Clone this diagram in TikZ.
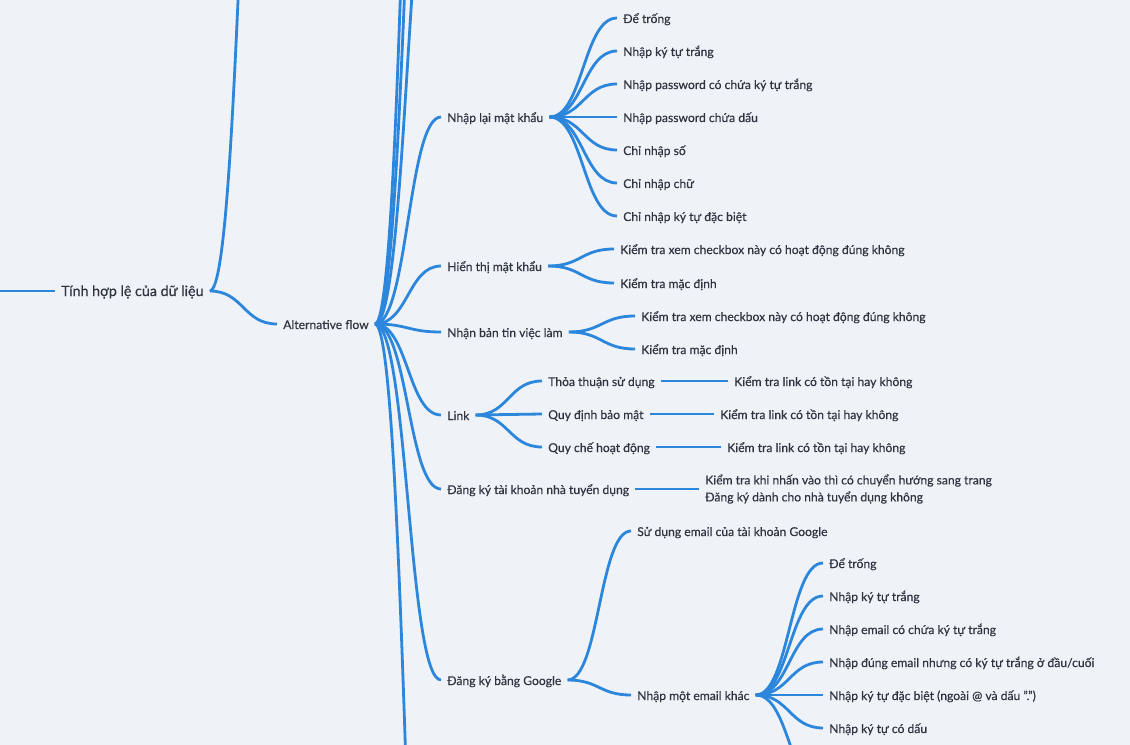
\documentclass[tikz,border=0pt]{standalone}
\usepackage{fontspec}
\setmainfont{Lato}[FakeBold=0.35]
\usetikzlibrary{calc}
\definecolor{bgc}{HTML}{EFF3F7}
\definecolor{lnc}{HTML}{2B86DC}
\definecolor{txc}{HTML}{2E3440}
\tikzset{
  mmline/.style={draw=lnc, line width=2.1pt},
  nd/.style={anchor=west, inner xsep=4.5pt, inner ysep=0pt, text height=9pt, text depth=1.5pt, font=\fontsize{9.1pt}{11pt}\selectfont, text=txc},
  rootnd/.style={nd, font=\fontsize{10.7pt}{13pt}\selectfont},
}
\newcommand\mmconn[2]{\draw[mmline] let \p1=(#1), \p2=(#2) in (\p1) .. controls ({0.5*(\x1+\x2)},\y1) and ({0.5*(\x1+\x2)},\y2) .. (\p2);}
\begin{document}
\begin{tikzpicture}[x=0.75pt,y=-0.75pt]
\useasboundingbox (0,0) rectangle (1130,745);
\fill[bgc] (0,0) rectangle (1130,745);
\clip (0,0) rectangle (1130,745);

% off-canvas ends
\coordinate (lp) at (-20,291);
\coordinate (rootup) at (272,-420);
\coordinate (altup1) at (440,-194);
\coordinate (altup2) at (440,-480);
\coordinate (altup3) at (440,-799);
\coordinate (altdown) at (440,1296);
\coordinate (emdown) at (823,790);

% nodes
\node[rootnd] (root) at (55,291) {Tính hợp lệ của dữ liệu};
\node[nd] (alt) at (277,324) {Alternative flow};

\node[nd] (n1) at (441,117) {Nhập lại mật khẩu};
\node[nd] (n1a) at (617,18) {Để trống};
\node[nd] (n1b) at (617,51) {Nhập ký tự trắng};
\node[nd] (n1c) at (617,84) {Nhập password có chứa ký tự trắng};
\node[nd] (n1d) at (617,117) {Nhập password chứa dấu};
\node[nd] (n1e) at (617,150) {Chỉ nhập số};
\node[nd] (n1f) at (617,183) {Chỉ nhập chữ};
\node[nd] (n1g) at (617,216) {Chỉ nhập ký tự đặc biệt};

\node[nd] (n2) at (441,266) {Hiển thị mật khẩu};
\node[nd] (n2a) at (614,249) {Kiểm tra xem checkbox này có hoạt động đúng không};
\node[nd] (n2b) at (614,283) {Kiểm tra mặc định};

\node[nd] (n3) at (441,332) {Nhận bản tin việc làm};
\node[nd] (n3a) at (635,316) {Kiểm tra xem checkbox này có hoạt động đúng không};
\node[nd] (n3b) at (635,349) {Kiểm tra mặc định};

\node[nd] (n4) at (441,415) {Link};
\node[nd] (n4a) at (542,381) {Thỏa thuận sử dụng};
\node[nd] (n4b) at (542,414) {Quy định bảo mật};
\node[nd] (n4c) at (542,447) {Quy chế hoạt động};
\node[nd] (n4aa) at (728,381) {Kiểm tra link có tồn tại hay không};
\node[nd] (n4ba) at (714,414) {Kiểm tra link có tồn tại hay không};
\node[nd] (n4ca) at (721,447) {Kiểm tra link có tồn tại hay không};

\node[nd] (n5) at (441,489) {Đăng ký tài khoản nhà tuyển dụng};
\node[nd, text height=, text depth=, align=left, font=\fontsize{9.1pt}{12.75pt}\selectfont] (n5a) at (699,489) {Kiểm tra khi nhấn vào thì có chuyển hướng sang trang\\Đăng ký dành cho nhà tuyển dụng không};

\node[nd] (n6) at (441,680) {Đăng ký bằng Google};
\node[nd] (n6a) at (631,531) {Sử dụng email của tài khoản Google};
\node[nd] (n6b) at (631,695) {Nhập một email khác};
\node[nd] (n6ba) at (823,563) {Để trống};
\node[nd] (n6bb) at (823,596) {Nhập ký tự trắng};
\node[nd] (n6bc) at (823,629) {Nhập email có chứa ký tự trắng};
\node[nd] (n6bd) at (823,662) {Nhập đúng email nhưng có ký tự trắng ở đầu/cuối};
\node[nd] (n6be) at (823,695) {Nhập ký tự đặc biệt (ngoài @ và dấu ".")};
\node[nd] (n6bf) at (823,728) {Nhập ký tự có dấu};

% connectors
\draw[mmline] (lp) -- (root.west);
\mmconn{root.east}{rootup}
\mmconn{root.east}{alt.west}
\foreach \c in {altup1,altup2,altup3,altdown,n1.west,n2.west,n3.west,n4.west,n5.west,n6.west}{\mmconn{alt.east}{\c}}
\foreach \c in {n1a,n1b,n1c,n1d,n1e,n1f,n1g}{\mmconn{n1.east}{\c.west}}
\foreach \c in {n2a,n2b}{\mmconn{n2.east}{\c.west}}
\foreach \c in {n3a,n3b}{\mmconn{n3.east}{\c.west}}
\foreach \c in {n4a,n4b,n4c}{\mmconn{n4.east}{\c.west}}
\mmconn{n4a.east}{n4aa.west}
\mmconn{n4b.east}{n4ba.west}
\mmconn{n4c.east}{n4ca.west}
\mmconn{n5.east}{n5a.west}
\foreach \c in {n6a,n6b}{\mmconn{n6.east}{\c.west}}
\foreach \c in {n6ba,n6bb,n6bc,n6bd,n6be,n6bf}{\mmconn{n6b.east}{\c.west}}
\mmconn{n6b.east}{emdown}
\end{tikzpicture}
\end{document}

○ ○ ○

AIM:
Quote the material exactly. Pictures stay out.

ANSWER FOR THIS EXERCISE:
Clone this diagram in TikZ.
\documentclass[tikz,border=0pt]{standalone}
\usepackage{fontspec}
\setmainfont{Lato}[FakeBold=0.35]
\usetikzlibrary{calc}
\definecolor{bgc}{HTML}{EFF3F7}
\definecolor{lnc}{HTML}{2B86DC}
\definecolor{txc}{HTML}{2E3440}
\tikzset{
  mmline/.style={draw=lnc, line width=2.1pt},
  nd/.style={anchor=west, inner xsep=4.5pt, inner ysep=0pt, text height=9pt, text depth=1.5pt, font=\fontsize{9.1pt}{11pt}\selectfont, text=txc},
  rootnd/.style={nd, font=\fontsize{10.7pt}{13pt}\selectfont},
}
\newcommand\mmconn[2]{\draw[mmline] let \p1=(#1), \p2=(#2) in (\p1) .. controls ({0.5*(\x1+\x2)},\y1) and ({0.5*(\x1+\x2)},\y2) .. (\p2);}
\begin{document}
\begin{tikzpicture}[x=0.75pt,y=-0.75pt]
\useasboundingbox (0,0) rectangle (1130,745);
\fill[bgc] (0,0) rectangle (1130,745);
\clip (0,0) rectangle (1130,745);

% off-canvas ends
\coordinate (lp) at (-20,291);
\coordinate (rootup) at (272,-420);
\coordinate (altup1) at (440,-194);
\coordinate (altup2) at (440,-480);
\coordinate (altup3) at (440,-799);
\coordinate (altdown) at (440,1296);
\coordinate (emdown) at (823,790);

% nodes
\node[rootnd] (root) at (55,291) {Tính hợp lệ của dữ liệu};
\node[nd] (alt) at (277,324) {Alternative flow};

\node[nd] (n1) at (441,117) {Nhập lại mật khẩu};
\node[nd] (n1a) at (617,18) {Để trống};
\node[nd] (n1b) at (617,51) {Nhập ký tự trắng};
\node[nd] (n1c) at (617,84) {Nhập password có chứa ký tự trắng};
\node[nd] (n1d) at (617,117) {Nhập password chứa dấu};
\node[nd] (n1e) at (617,150) {Chỉ nhập số};
\node[nd] (n1f) at (617,183) {Chỉ nhập chữ};
\node[nd] (n1g) at (617,216) {Chỉ nhập ký tự đặc biệt};

\node[nd] (n2) at (441,266) {Hiển thị mật khẩu};
\node[nd] (n2a) at (614,249) {Kiểm tra xem checkbox này có hoạt động đúng không};
\node[nd] (n2b) at (614,283) {Kiểm tra mặc định};

\node[nd] (n3) at (441,332) {Nhận bản tin việc làm};
\node[nd] (n3a) at (635,316) {Kiểm tra xem checkbox này có hoạt động đúng không};
\node[nd] (n3b) at (635,349) {Kiểm tra mặc định};

\node[nd] (n4) at (441,415) {Link};
\node[nd] (n4a) at (542,381) {Thỏa thuận sử dụng};
\node[nd] (n4b) at (542,414) {Quy định bảo mật};
\node[nd] (n4c) at (542,447) {Quy chế hoạt động};
\node[nd] (n4aa) at (728,381) {Kiểm tra link có tồn tại hay không};
\node[nd] (n4ba) at (714,414) {Kiểm tra link có tồn tại hay không};
\node[nd] (n4ca) at (721,447) {Kiểm tra link có tồn tại hay không};

\node[nd] (n5) at (441,489) {Đăng ký tài khoản nhà tuyển dụng};
\node[nd, text height=, text depth=, align=left, font=\fontsize{9.1pt}{12.75pt}\selectfont] (n5a) at (699,489) {Kiểm tra khi nhấn vào thì có chuyển hướng sang trang\\Đăng ký dành cho nhà tuyển dụng không};

\node[nd] (n6) at (441,680) {Đăng ký bằng Google};
\node[nd] (n6a) at (631,531) {Sử dụng email của tài khoản Google};
\node[nd] (n6b) at (631,695) {Nhập một email khác};
\node[nd] (n6ba) at (823,563) {Để trống};
\node[nd] (n6bb) at (823,596) {Nhập ký tự trắng};
\node[nd] (n6bc) at (823,629) {Nhập email có chứa ký tự trắng};
\node[nd] (n6bd) at (823,662) {Nhập đúng email nhưng có ký tự trắng ở đầu/cuối};
\node[nd] (n6be) at (823,695) {Nhập ký tự đặc biệt (ngoài @ và dấu ".")};
\node[nd] (n6bf) at (823,728) {Nhập ký tự có dấu};

% connectors
\draw[mmline] (lp) -- (root.west);
\mmconn{root.east}{rootup}
\mmconn{root.east}{alt.west}
\foreach \c in {altup1,altup2,altup3,altdown,n1.west,n2.west,n3.west,n4.west,n5.west,n6.west}{\mmconn{alt.east}{\c}}
\foreach \c in {n1a,n1b,n1c,n1d,n1e,n1f,n1g}{\mmconn{n1.east}{\c.west}}
\foreach \c in {n2a,n2b}{\mmconn{n2.east}{\c.west}}
\foreach \c in {n3a,n3b}{\mmconn{n3.east}{\c.west}}
\foreach \c in {n4a,n4b,n4c}{\mmconn{n4.east}{\c.west}}
\mmconn{n4a.east}{n4aa.west}
\mmconn{n4b.east}{n4ba.west}
\mmconn{n4c.east}{n4ca.west}
\mmconn{n5.east}{n5a.west}
\foreach \c in {n6a,n6b}{\mmconn{n6.east}{\c.west}}
\foreach \c in {n6ba,n6bb,n6bc,n6bd,n6be,n6bf}{\mmconn{n6b.east}{\c.west}}
\mmconn{n6b.east}{emdown}
\end{tikzpicture}
\end{document}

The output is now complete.